**Given exercise:** Quote the data exactly, first line to the line containing "const yTickValues = [-60, -40, -20, 0, 20, 40, 60];", with no pictures.

**Provided material:**
######
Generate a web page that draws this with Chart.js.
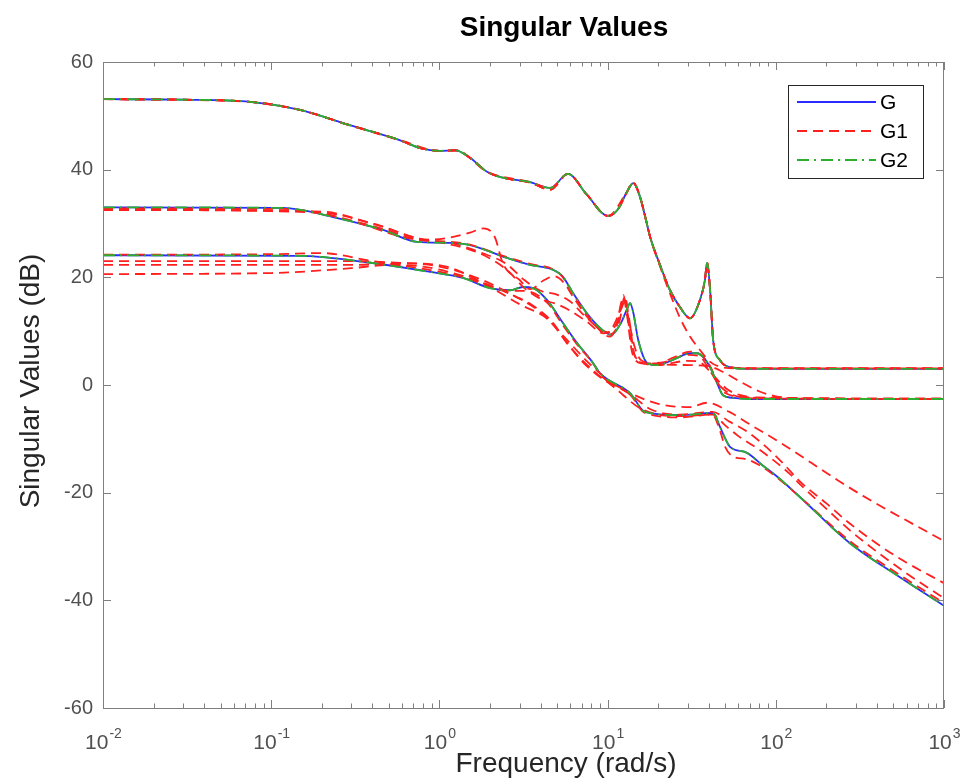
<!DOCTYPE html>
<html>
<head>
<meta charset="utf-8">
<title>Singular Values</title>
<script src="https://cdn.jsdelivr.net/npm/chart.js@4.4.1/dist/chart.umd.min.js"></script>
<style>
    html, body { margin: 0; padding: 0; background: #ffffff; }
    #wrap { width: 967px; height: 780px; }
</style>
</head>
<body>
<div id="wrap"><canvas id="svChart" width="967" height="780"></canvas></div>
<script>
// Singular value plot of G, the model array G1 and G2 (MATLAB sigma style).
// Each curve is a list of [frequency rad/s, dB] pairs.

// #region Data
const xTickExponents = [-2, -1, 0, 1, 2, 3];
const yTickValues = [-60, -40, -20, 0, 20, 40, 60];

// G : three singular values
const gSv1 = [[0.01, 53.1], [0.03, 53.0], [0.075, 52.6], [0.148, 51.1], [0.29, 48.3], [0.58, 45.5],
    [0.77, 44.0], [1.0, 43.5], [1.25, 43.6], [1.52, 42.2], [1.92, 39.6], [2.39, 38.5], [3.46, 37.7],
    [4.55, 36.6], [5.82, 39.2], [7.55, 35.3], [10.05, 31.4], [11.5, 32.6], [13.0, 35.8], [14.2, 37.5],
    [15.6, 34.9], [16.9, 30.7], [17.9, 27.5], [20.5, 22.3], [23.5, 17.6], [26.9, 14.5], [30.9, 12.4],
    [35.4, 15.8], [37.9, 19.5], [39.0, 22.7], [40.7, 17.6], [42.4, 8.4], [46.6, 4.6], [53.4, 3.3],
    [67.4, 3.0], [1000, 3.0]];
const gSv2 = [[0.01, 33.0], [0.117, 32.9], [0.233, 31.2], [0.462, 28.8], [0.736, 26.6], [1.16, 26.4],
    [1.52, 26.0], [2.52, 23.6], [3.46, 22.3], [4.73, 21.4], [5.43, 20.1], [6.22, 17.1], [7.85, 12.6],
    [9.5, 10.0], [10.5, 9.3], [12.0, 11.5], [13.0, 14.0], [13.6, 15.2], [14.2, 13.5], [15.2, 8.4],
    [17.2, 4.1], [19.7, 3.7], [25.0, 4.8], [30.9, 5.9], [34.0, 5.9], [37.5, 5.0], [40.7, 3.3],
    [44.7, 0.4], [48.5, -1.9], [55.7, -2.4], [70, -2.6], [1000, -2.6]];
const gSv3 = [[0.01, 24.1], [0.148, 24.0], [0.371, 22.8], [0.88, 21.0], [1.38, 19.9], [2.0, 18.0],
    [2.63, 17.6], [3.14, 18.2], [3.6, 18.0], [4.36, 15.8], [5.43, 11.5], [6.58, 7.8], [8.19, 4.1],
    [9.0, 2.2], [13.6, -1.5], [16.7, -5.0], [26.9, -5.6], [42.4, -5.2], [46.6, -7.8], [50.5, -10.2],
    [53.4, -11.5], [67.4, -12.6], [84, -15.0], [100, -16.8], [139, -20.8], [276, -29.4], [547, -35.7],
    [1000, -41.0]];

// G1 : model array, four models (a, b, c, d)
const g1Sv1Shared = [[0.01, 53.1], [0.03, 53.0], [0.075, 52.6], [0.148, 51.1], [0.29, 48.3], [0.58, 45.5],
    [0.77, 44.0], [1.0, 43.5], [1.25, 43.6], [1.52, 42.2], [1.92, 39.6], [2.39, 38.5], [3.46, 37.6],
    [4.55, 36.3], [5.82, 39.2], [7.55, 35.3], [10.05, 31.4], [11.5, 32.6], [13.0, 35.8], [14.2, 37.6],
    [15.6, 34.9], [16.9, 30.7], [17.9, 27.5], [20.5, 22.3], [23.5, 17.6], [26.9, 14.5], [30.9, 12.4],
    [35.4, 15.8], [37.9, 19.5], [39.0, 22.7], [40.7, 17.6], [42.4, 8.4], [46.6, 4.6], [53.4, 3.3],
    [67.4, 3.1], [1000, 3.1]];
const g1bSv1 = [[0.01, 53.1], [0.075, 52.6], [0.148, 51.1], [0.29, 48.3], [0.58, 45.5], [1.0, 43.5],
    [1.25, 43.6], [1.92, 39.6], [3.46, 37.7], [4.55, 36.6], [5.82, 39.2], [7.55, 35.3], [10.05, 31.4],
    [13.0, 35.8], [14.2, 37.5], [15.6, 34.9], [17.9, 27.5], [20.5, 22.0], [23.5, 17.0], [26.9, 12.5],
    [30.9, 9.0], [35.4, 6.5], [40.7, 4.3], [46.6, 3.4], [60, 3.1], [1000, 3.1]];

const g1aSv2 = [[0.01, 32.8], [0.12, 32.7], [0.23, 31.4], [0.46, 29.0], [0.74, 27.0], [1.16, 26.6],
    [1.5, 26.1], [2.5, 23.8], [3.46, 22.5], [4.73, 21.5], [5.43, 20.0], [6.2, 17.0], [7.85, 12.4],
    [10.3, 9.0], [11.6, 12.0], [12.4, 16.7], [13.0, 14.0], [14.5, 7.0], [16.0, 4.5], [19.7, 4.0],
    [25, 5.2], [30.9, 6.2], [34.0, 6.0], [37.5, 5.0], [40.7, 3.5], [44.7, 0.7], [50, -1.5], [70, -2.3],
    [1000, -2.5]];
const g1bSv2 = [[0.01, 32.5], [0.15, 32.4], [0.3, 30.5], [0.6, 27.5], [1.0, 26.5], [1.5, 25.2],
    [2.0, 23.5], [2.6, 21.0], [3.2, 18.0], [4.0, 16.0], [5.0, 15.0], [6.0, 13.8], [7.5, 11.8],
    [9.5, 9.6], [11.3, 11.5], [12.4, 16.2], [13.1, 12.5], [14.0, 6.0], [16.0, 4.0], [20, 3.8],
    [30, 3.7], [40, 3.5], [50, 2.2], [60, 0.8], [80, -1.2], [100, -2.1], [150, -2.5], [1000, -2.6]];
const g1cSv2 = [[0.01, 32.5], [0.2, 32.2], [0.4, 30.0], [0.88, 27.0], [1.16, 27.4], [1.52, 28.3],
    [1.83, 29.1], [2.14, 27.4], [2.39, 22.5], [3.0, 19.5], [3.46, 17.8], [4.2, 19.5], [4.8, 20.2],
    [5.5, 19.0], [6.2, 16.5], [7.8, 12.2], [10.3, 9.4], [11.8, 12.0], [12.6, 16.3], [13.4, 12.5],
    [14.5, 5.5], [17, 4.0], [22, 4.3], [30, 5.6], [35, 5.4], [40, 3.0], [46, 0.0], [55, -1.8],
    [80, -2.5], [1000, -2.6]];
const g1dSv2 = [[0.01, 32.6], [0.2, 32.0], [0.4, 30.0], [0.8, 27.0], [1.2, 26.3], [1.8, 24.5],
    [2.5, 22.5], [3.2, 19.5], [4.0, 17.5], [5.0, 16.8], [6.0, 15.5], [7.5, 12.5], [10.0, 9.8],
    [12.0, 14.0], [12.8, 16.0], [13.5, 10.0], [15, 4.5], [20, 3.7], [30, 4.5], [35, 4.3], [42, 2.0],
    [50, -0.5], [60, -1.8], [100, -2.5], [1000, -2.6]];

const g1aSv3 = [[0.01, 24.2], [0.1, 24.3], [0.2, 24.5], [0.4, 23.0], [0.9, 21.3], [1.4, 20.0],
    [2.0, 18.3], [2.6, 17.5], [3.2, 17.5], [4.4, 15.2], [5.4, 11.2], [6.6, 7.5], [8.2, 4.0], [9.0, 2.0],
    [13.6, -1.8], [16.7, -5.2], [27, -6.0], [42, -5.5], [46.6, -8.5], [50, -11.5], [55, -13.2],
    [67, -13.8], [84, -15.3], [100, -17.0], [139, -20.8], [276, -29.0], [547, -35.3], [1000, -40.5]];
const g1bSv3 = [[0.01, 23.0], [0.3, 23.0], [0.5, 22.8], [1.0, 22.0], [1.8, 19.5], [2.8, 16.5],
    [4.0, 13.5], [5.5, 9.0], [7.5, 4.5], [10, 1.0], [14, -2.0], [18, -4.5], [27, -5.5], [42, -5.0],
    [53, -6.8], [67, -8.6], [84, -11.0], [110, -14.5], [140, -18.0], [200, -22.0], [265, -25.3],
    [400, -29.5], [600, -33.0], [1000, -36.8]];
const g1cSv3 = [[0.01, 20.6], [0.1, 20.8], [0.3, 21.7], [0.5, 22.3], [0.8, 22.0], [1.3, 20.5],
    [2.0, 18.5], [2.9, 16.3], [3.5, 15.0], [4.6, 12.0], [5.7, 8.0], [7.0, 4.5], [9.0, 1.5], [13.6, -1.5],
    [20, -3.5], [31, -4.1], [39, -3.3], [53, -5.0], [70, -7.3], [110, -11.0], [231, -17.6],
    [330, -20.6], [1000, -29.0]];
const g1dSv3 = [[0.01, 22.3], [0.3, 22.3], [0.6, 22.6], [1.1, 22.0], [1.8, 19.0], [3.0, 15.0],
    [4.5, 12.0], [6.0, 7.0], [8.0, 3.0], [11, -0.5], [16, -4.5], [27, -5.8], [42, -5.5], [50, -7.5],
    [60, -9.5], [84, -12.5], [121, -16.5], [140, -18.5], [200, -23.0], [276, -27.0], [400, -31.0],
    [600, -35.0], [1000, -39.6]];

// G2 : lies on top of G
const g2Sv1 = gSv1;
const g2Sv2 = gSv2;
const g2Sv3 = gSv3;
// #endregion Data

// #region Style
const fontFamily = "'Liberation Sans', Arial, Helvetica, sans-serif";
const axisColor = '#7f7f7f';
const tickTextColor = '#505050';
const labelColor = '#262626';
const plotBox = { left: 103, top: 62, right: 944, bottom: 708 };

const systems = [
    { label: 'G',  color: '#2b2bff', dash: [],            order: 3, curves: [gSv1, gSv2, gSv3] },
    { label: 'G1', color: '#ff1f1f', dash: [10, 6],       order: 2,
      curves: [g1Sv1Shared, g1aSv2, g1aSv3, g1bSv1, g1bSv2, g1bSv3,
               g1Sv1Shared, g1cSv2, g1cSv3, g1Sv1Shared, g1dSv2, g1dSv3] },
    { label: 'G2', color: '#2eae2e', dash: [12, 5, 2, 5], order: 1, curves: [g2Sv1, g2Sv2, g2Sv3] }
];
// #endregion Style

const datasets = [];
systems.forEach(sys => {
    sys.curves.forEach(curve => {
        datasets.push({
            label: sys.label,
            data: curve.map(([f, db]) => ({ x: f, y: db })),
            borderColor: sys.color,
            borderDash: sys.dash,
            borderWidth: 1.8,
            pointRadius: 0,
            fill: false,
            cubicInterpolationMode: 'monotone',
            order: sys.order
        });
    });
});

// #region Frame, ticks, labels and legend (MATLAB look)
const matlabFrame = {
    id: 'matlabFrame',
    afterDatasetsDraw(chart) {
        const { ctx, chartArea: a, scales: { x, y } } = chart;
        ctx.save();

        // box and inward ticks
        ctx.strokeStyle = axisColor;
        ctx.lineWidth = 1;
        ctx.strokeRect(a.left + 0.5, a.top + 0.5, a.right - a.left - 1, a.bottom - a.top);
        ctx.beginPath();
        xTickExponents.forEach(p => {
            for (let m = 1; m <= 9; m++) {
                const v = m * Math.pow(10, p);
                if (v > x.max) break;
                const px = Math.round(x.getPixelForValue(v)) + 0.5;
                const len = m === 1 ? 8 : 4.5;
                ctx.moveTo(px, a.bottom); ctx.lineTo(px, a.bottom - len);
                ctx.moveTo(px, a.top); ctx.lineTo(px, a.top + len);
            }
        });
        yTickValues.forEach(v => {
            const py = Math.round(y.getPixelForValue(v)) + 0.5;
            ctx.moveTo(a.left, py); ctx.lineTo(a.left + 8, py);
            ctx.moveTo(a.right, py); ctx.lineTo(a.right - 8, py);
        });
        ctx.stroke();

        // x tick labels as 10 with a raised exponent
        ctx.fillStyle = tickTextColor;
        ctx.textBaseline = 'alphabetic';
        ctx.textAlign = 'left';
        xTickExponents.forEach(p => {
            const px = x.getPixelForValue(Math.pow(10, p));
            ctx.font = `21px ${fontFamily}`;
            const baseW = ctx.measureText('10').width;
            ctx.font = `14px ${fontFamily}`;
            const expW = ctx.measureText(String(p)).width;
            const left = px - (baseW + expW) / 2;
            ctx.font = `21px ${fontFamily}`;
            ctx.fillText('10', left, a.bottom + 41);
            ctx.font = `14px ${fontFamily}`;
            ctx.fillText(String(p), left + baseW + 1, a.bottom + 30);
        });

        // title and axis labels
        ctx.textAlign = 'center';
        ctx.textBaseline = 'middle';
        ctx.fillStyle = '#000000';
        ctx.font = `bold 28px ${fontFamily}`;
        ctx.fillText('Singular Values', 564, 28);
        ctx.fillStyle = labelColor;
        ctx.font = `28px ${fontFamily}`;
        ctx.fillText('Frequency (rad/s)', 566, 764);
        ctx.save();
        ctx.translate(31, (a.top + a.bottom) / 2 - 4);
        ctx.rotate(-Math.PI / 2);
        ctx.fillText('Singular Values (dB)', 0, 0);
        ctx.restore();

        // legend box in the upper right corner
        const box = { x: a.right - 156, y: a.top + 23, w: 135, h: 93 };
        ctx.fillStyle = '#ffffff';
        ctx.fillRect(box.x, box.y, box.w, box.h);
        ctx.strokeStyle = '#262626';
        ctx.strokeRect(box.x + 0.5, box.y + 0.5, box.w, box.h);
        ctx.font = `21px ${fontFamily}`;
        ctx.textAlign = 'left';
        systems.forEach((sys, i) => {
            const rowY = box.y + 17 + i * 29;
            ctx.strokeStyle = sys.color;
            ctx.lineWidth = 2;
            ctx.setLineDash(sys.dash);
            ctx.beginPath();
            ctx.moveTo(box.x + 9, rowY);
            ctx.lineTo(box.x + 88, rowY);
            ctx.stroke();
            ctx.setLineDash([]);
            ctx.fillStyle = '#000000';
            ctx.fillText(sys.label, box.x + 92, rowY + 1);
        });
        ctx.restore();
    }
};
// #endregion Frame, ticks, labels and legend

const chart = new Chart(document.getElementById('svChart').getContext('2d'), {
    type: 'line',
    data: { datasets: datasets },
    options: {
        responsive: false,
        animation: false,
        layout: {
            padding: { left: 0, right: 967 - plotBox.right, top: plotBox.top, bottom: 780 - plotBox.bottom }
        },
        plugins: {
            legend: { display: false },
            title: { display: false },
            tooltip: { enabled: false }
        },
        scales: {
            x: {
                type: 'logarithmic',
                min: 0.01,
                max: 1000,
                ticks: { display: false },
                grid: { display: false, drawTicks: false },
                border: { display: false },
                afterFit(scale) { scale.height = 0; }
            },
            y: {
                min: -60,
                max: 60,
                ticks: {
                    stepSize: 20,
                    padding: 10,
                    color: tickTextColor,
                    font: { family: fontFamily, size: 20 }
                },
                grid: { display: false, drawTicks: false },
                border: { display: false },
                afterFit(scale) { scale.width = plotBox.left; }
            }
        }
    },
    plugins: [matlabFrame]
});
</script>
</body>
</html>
######
**Task result:**
Generate a web page that draws this with Chart.js.
<!DOCTYPE html>
<html>
<head>
<meta charset="utf-8">
<title>Singular Values</title>
<script src="https://cdn.jsdelivr.net/npm/chart.js@4.4.1/dist/chart.umd.min.js"></script>
<style>
    html, body { margin: 0; padding: 0; background: #ffffff; }
    #wrap { width: 967px; height: 780px; }
</style>
</head>
<body>
<div id="wrap"><canvas id="svChart" width="967" height="780"></canvas></div>
<script>
// Singular value plot of G, the model array G1 and G2 (MATLAB sigma style).
// Each curve is a list of [frequency rad/s, dB] pairs.

// #region Data
const xTickExponents = [-2, -1, 0, 1, 2, 3];
const yTickValues = [-60, -40, -20, 0, 20, 40, 60];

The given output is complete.